The problematic investments occur in the luxury real estate space, where developers reserve massive blocks of their buildings for EB-5 visa applicants while ignoring qualified buyers in the states. This program allows developers to get essentially free money for financing, along with a qualified buyer, by signing a single piece of paper early in the process. This program is essentially incentivizing the building of luxury residential units over market rate ones, pushing up the market in cities that do not need it.

Congress is currently reviewing the program closely, as they have been kicking it down the road for the last year. They have passed multiple stop gap extensions, the next of which expires on September 30th, 2017. Many opponents, usually from states that do not benefit from the program, want to end it entirely or significantly increase the minimum investment amount. While supporters want to see it continue, many believe that it has opened itself up to fraud and needs reform, but would like a compromise increase that does not kill the program entirely.

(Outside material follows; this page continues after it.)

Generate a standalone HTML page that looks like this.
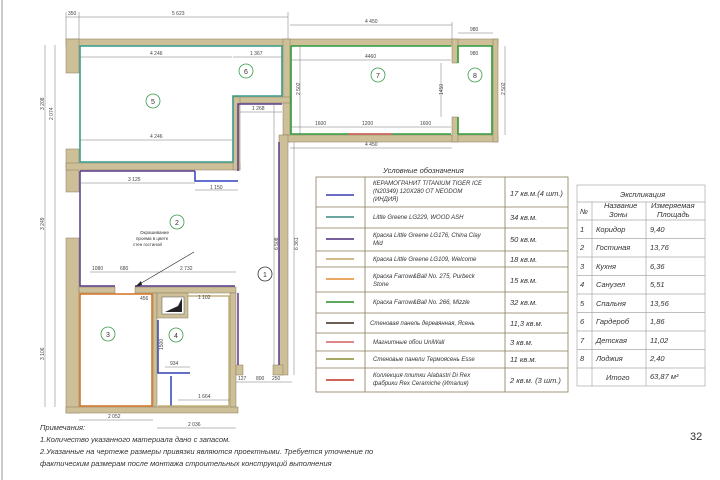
<!DOCTYPE html>
<html><head><meta charset="utf-8"><style>
html,body{margin:0;padding:0;background:#fff;}
svg{display:block;font-family:"Liberation Sans",sans-serif;}
.d{stroke:#777;stroke-width:.5;fill:none}
.t{font-size:5px;fill:#444}
.w{fill:#cdbf98;stroke:#8a7d5c;stroke-width:.5}
.lg{font-size:6px;font-style:italic;fill:#333}
.lq{font-size:7.5px;font-style:italic;fill:#333}
.ex{font-size:7.5px;font-style:italic;fill:#333}
</style></head><body>
<svg width="720" height="480" viewBox="0 0 720 480" xmlns="http://www.w3.org/2000/svg">
<line x1="2" y1="0" x2="2" y2="480" stroke="#999" stroke-width="1"/>
<rect class="w" x="66" y="39" width="432" height="7"/>
<rect class="w" x="66" y="39" width="13" height="34"/>
<rect class="w" x="66" y="149" width="13" height="43"/>
<rect class="w" x="66" y="163" width="174" height="7"/>
<rect class="w" x="283" y="39" width="7" height="103"/>
<rect class="w" x="283" y="135" width="215" height="7"/>
<rect class="w" x="493" y="39" width="5" height="103"/>
<rect class="w" x="452" y="39" width="6" height="24"/>
<rect class="w" x="452" y="117" width="6" height="25"/>
<rect class="w" x="233" y="97" width="57" height="6"/>
<rect class="w" x="233" y="97" width="7" height="73"/>
<rect class="w" x="279" y="135" width="9" height="240"/>
<rect class="w" x="66" y="238" width="13" height="175"/>
<rect class="w" x="79" y="287" width="36" height="6"/>
<rect class="w" x="135" y="287" width="101" height="6"/>
<rect class="w" x="153" y="293" width="4" height="114"/>
<rect class="w" x="157" y="293" width="31" height="25"/>
<rect class="w" x="230" y="293" width="6" height="114"/>
<rect class="w" x="66" y="407" width="172" height="6"/>
<rect class="w" x="236" y="365" width="7" height="10"/>
<rect class="w" x="273" y="365" width="10" height="10"/>
<rect x="162" y="297" width="22" height="17" fill="#fff" stroke="#555" stroke-width=".5"/>
<polygon points="165,312 182,312 182,298 178,306" fill="#222"/>
<path d="M80,46 H282 V96 H233 V162 H80 Z" fill="none" stroke="#3a9a8a" stroke-width="1.6"/>
<path d="M291,46 H451 M291,46 V134 H451 M458,63 V46 H492 V134 H458 V117" fill="none" stroke="#2e9a3a" stroke-width="1.6"/>
<line x1="348" y1="134" x2="392" y2="134" stroke="#e06060" stroke-width="1.6"/>
<path d="M80,171 V286 H115 M135,286 H235 M80,171 H195 M238,171 V104 H282 M279,142 V365 M238,293 V365" fill="none" stroke="#5a3a8a" stroke-width="1.5"/>
<path d="M195,171 V181 H238" fill="none" stroke="#3040c0" stroke-width="1.5"/>
<path d="M80,294 H152 V406 H80 Z" fill="none" stroke="#d07020" stroke-width="1.5"/>
<path d="M158,320 V373 H190 M171,376 V406" fill="none" stroke="#3040b0" stroke-width="1.5"/>
<path d="M188,296 H229 V406 M158,406 H229" fill="none" stroke="#b8a060" stroke-width="1.2"/>
<g class="d">
<line x1="66" y1="17" x2="288" y2="17"/><line x1="66" y1="12" x2="66" y2="39"/><line x1="79" y1="12" x2="79" y2="39"/><line x1="288" y1="12" x2="288" y2="39"/>
<line x1="290" y1="25" x2="452" y2="25"/><line x1="452" y1="22" x2="452" y2="39"/>
<line x1="458" y1="33" x2="493" y2="33"/>
<line x1="80" y1="57" x2="232" y2="57"/><line x1="233" y1="57" x2="282" y2="57"/>
<line x1="80" y1="140" x2="232" y2="140"/>
<line x1="240" y1="112" x2="282" y2="112"/>
<line x1="291" y1="60" x2="451" y2="60"/><line x1="291" y1="127" x2="451" y2="127"/>
<line x1="290" y1="148" x2="452" y2="148"/>
<line x1="45" y1="45" x2="45" y2="407"/><line x1="55" y1="45" x2="55" y2="407"/>
<line x1="80" y1="183" x2="195" y2="183"/><line x1="195" y1="190" x2="238" y2="190"/>
<line x1="90" y1="272" x2="236" y2="272"/>
<line x1="294" y1="142" x2="294" y2="375"/><line x1="274" y1="104" x2="274" y2="365"/>
<line x1="79" y1="420" x2="153" y2="420"/><line x1="157" y1="428" x2="236" y2="428"/>
<line x1="178" y1="400" x2="230" y2="400"/><line x1="165" y1="367" x2="190" y2="367"/>
<line x1="236" y1="382" x2="292" y2="382"/>
<line x1="505" y1="46" x2="505" y2="135"/><line x1="300" y1="46" x2="300" y2="135"/>
<line x1="441" y1="63" x2="441" y2="117"/>
</g>
<g class="t">
<text x="68" y="15">350</text><text x="172" y="15">5 623</text>
<text x="365" y="23">4 450</text><text x="470" y="31">980</text><text x="470" y="55">980</text>
<text x="150" y="55">4 246</text><text x="250" y="55">1 367</text>
<text x="150" y="138">4 246</text><text x="252" y="110">1 268</text>
<text x="365" y="58">4460</text><text x="365" y="146">4 450</text>
<text x="315" y="125">1600</text><text x="362" y="125">1200</text><text x="420" y="125">1600</text>
<text x="128" y="181">3 125</text><text x="210" y="189">1 150</text>
<text x="92" y="270">1080</text><text x="120" y="270">680</text><text x="180" y="270">2 732</text>
<text x="140" y="300">456</text><text x="198" y="299">1 102</text>
<text x="170" y="365">934</text><text x="198" y="398">1 664</text>
<text x="108" y="418">2 052</text><text x="188" y="426">2 036</text>
<text x="238" y="380">127</text><text x="256" y="380">800</text><text x="272" y="380">250</text>
</g>
<g class="t">
<text transform="translate(44,230) rotate(-90)">3 249</text>
<text transform="translate(44,360) rotate(-90)">3 106</text>
<text transform="translate(44,110) rotate(-90)">3 208</text>
<text transform="translate(53,120) rotate(-90)">2 074</text>
<text transform="translate(298,250) rotate(-90)">6 361</text>
<text transform="translate(278,250) rotate(-90)">6 508</text>
<text transform="translate(300,95) rotate(-90)">2 502</text>
<text transform="translate(505,95) rotate(-90)">2 502</text>
<text transform="translate(443,95) rotate(-90)">1450</text>
<text transform="translate(163,350) rotate(-90)">1500</text>
</g>
<text x="140" y="234" font-size="4.5" fill="#333">Окрашивание</text>
<text x="136" y="240" font-size="4.5" fill="#333">проема в цвете</text>
<text x="133" y="246" font-size="4.5" fill="#333">стен гостиной</text>
<line x1="194" y1="252" x2="138" y2="285" stroke="#222" stroke-width=".6"/>
<polygon points="135,287 141,281 142,285" fill="#222"/>
<g fill="none" stroke="#3a9a4a" stroke-width=".8">
<circle cx="153" cy="101" r="7"/><circle cx="246" cy="71" r="7"/><circle cx="378" cy="75" r="7"/><circle cx="475" cy="75" r="7"/>
<circle cx="177" cy="222" r="7"/><circle cx="108" cy="334" r="7"/><circle cx="176" cy="335" r="7"/>
</g>
<circle cx="265" cy="274" r="7" fill="#fff" stroke="#333" stroke-width=".8"/>
<g font-size="7" fill="#333" text-anchor="middle">
<text x="153" y="104">5</text><text x="246" y="74">6</text><text x="378" y="78">7</text><text x="475" y="78">8</text>
<text x="177" y="225">2</text><text x="265" y="277">1</text><text x="108" y="337">3</text><text x="176" y="338">4</text>
</g>
<text x="383" y="173" class="lq" font-size="7">Условные обозначения</text>
<g stroke="#8a7a5a" stroke-width=".8" fill="none">
<rect x="316" y="177" width="252" height="215"/>
<line x1="365" y1="177" x2="365" y2="392"/><line x1="505" y1="177" x2="505" y2="392"/>
<line x1="316" y1="207" x2="568" y2="207"/><line x1="316" y1="228" x2="568" y2="228"/>
<line x1="316" y1="251" x2="568" y2="251"/><line x1="316" y1="267" x2="568" y2="267"/>
<line x1="316" y1="292" x2="568" y2="292"/><line x1="316" y1="313" x2="568" y2="313"/>
<line x1="316" y1="333" x2="568" y2="333"/><line x1="316" y1="351" x2="568" y2="351"/>
<line x1="316" y1="368" x2="568" y2="368"/>
</g>
<g stroke-width="1.6">
<line x1="326" y1="195" x2="354" y2="195" stroke="#3c3cb0"/>
<line x1="326" y1="217" x2="354" y2="217" stroke="#3a8a80"/>
<line x1="326" y1="239" x2="354" y2="239" stroke="#4a2a7a"/>
<line x1="326" y1="259" x2="354" y2="259" stroke="#c0a060"/>
<line x1="326" y1="279" x2="354" y2="279" stroke="#e08a30"/>
<line x1="326" y1="302" x2="354" y2="302" stroke="#2a8a2a"/>
<line x1="326" y1="323" x2="354" y2="323" stroke="#3a2a1a"/>
<line x1="326" y1="342" x2="354" y2="342" stroke="#d06060"/>
<line x1="326" y1="359" x2="354" y2="359" stroke="#8a8a30"/>
<line x1="326" y1="380" x2="354" y2="380" stroke="#c03020"/>
</g>
<g class="lg">
<text x="373" y="185">КЕРАМОГРАНИТ TITANIUM TIGER ICE</text>
<text x="373" y="193">(N20349) 120Х280 ОТ NEODOM</text>
<text x="373" y="201">(ИНДИЯ)</text>
<text x="373" y="219">Little Greene LG229, WOOD ASH</text>
<text x="373" y="237">Краска Little Greene LG176, China Clay</text>
<text x="373" y="245">Mid</text>
<text x="373" y="261">Краска Little Greene LG109, Welcome</text>
<text x="373" y="278">Краска Farrow&amp;Ball No. 275, Purbeck</text>
<text x="373" y="286">Stone</text>
<text x="373" y="304">Краска Farrow&amp;Ball No. 266, Mizzle</text>
<text x="370" y="325">Стеновая панель деревянная, Ясень</text>
<text x="373" y="344">Магнитные обои UniWall</text>
<text x="373" y="361">Стеновые панели Термоясень Esse</text>
<text x="373" y="377">Коллекция плитки Alabastri Di Rex</text>
<text x="373" y="385">фабрики Rex Ceramiche (Италия)</text>
</g>
<g class="lq">
<text x="510" y="196">17 кв.м.(4 шт.)</text>
<text x="510" y="220">34 кв.м.</text>
<text x="510" y="242">50 кв.м.</text>
<text x="510" y="262">18  кв.м.</text>
<text x="510" y="283">15 кв.м.</text>
<text x="510" y="305">32 кв.м.</text>
<text x="510" y="326">11,3 кв.м.</text>
<text x="510" y="345">3 кв.м.</text>
<text x="510" y="362">11 кв.м.</text>
<text x="510" y="383">2 кв.м. (3 шт.)</text>
</g>
<g stroke="#aaa" stroke-width=".7" fill="none">
<rect x="577" y="185" width="128" height="201"/>
<line x1="577" y1="202" x2="705" y2="202"/>
<line x1="592" y1="202" x2="592" y2="386"/><line x1="646" y1="202" x2="646" y2="386"/>
<line x1="577" y1="220" x2="705" y2="220"/><line x1="577" y1="238.5" x2="705" y2="238.5"/>
<line x1="577" y1="257" x2="705" y2="257"/><line x1="577" y1="275.5" x2="705" y2="275.5"/>
<line x1="577" y1="294" x2="705" y2="294"/><line x1="577" y1="312.5" x2="705" y2="312.5"/>
<line x1="577" y1="331" x2="705" y2="331"/><line x1="577" y1="349.5" x2="705" y2="349.5"/>
<line x1="577" y1="368" x2="705" y2="368"/>
</g>
<g class="ex">
<text x="620" y="197">Экспликация</text>
<text x="580" y="214">№</text>
<text x="604" y="208">Название</text><text x="609" y="217">Зоны</text>
<text x="651" y="208">Измеряемая</text><text x="657" y="217">Площадь</text>
<text x="580" y="232">1</text><text x="596" y="232">Коридор</text><text x="650" y="232">9,40</text>
<text x="580" y="250">2</text><text x="596" y="250">Гостиная</text><text x="650" y="250">13,76</text>
<text x="580" y="269">3</text><text x="596" y="269">Кухня</text><text x="650" y="269">6,36</text>
<text x="580" y="287">4</text><text x="596" y="287">Санузел</text><text x="650" y="287">5,51</text>
<text x="580" y="306">5</text><text x="596" y="306">Спальня</text><text x="650" y="306">13,56</text>
<text x="580" y="324">6</text><text x="596" y="324">Гардероб</text><text x="650" y="324">1,86</text>
<text x="580" y="343">7</text><text x="596" y="343">Детская</text><text x="650" y="343">11,02</text>
<text x="580" y="361">8</text><text x="596" y="361">Лоджия</text><text x="650" y="361">2,40</text>
<text x="606" y="380">Итого</text><text x="650" y="379">63,87 м²</text>
</g>
<g font-size="7.5" font-style="italic" fill="#333">
<text x="40" y="430">Примечания:</text>
<text x="40" y="442">1.Количество указанного материала дано с запасом.</text>
<text x="40" y="454">2.Указанные на чертеже размеры привязки являются проектными. Требуется уточнение по</text>
<text x="40" y="466">фактическим размерам после монтажа строительных конструкций выполнения</text>
</g>
<text x="690" y="440" font-size="11" fill="#333">32</text>
</svg>
</body></html>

Currently, the program has a 2 tiered investment minimum, having a lower minimum for investment in areas of needed economic development. This rule is not well enforced and could go a long way in helping to stifle the luxury investment pipeline. If it was enforced,  $1 million would be the minimum in areas of high employment, while the standard $500,000 would remain the minimum in areas of low employment. Congress must get creative in enacting policy that both raises the threshold, while not eliminating the good parts of the program, that truly create jobs and foster new business. There must be a middle ground where meaningful investment can occur while not over inflating real estate markets with foreign dollars in major cities, leaving locals with few options for good housing.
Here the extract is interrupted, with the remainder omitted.